With his partner, Bennie Benjamin, Weiss wrote three No 1 hits, including Frank Sinatra's Oh, What It Seemed To Be. In 1952, Weiss penned the lyrics for the enduring Lullaby of Birdland. His best Broadway show was Mr Wonderful in 1956. Written with Jerry Bock and Larry Holofcener, it ran for nearly 4,000 performances. First Impressions, a musical adaptation of Pride and Prejudice in 1959, was less successful.

When publishers first heard his Can't Help Falling In Love With You, co-written with Hugo Peretti and Luigi Creatore for Elvis Presley, there was a 20-second silence before one of them said: "That's nice, but we want another Hound Dog." Nevertheless, it opened Presley's movie Blue Hawaii, sold one million copies and became one of The King's favourite Las Vegas encores. In 1961, the same trio wrote The Lion Sleeps Tonight for the Tokens. It had begun life in 1939 as Mbube, by the Zulu musician Solomon Linda, before being adapted by Pete Seeger as Wimoweh, to which Weiss added some melodies and counter-melodies. The song was revived for the stage and screen musical The Lion King.

Weiss's last hit was surely his best - the sublime What A Wonderful World, co-written with Bob Thiele in 1967 and sung by Louis Armstrong. Many others subsequently recorded it, including Tony Bennett, who had been offered it first but turned it down. Armstrong's rendition conveys the sweet optimism, evident in the last verse: "I hear babies cry, I watch them grow, They'll learn much more than I'll never know, And I think to myself what a wonderful world." Unsurprisingly, it featured often in film and on television, and became a favourite choice for father-daughter wedding dances.

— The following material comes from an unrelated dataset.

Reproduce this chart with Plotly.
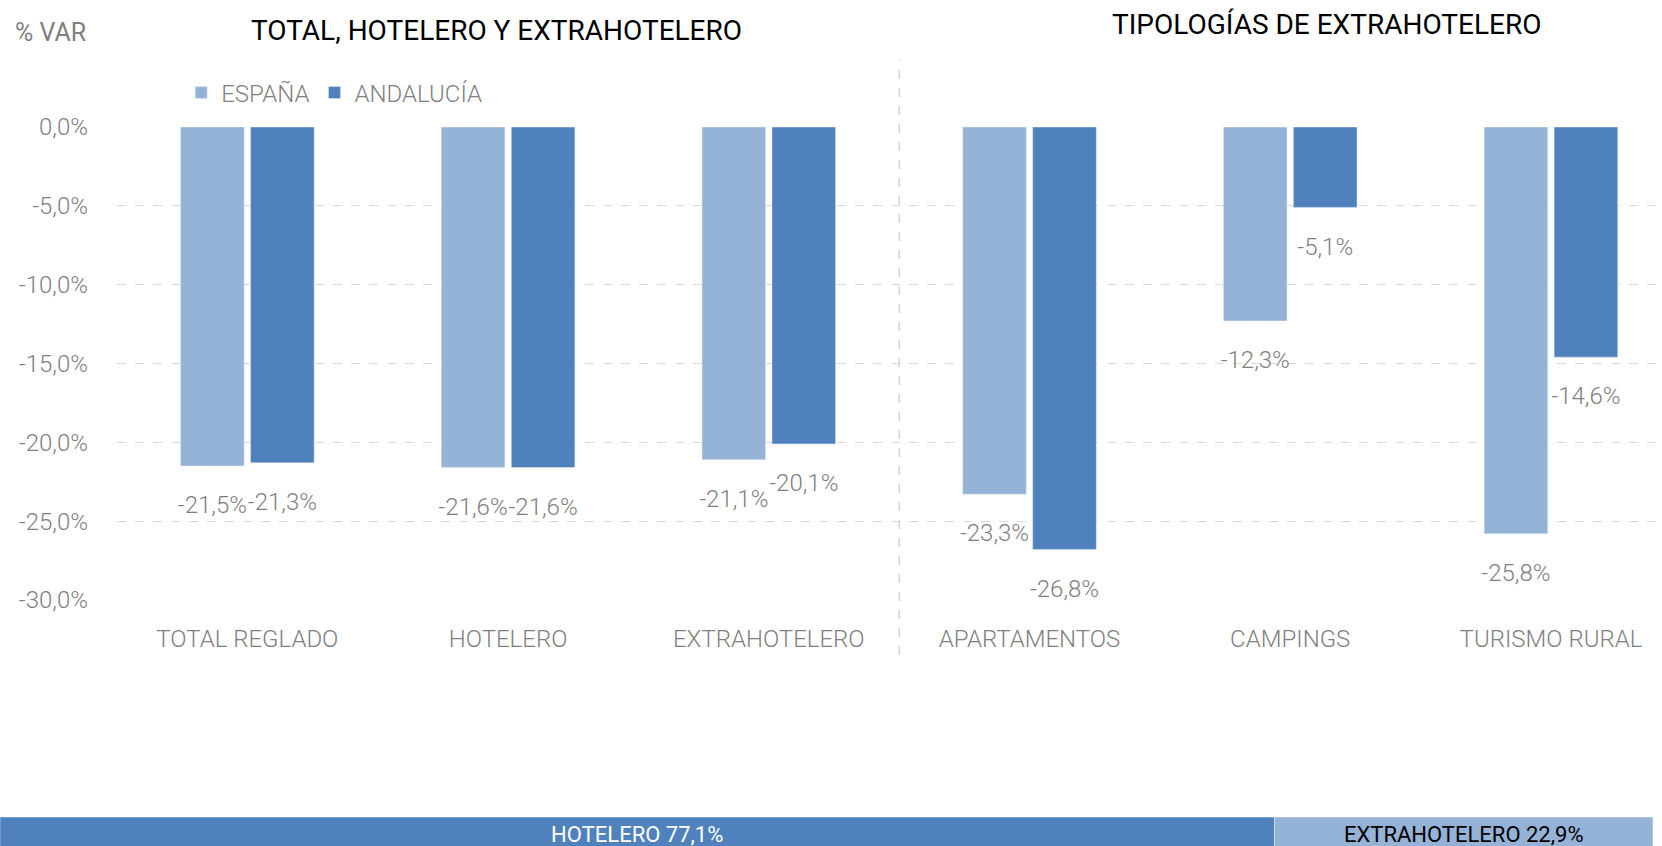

In 1984, Weiss was inducted into the Songwriters' Hall of Fame and, as the president of the Songwriters' Guild of America for two decades, he became an energetic advocate and defender of composers' intellectual property rights. Weiss is survived by his third wife, Claire, two sons and a daughter from his first marriage, and a son from his second. George David Weiss was born on April 9, 1921, and died on August 23, 2010, aged 89.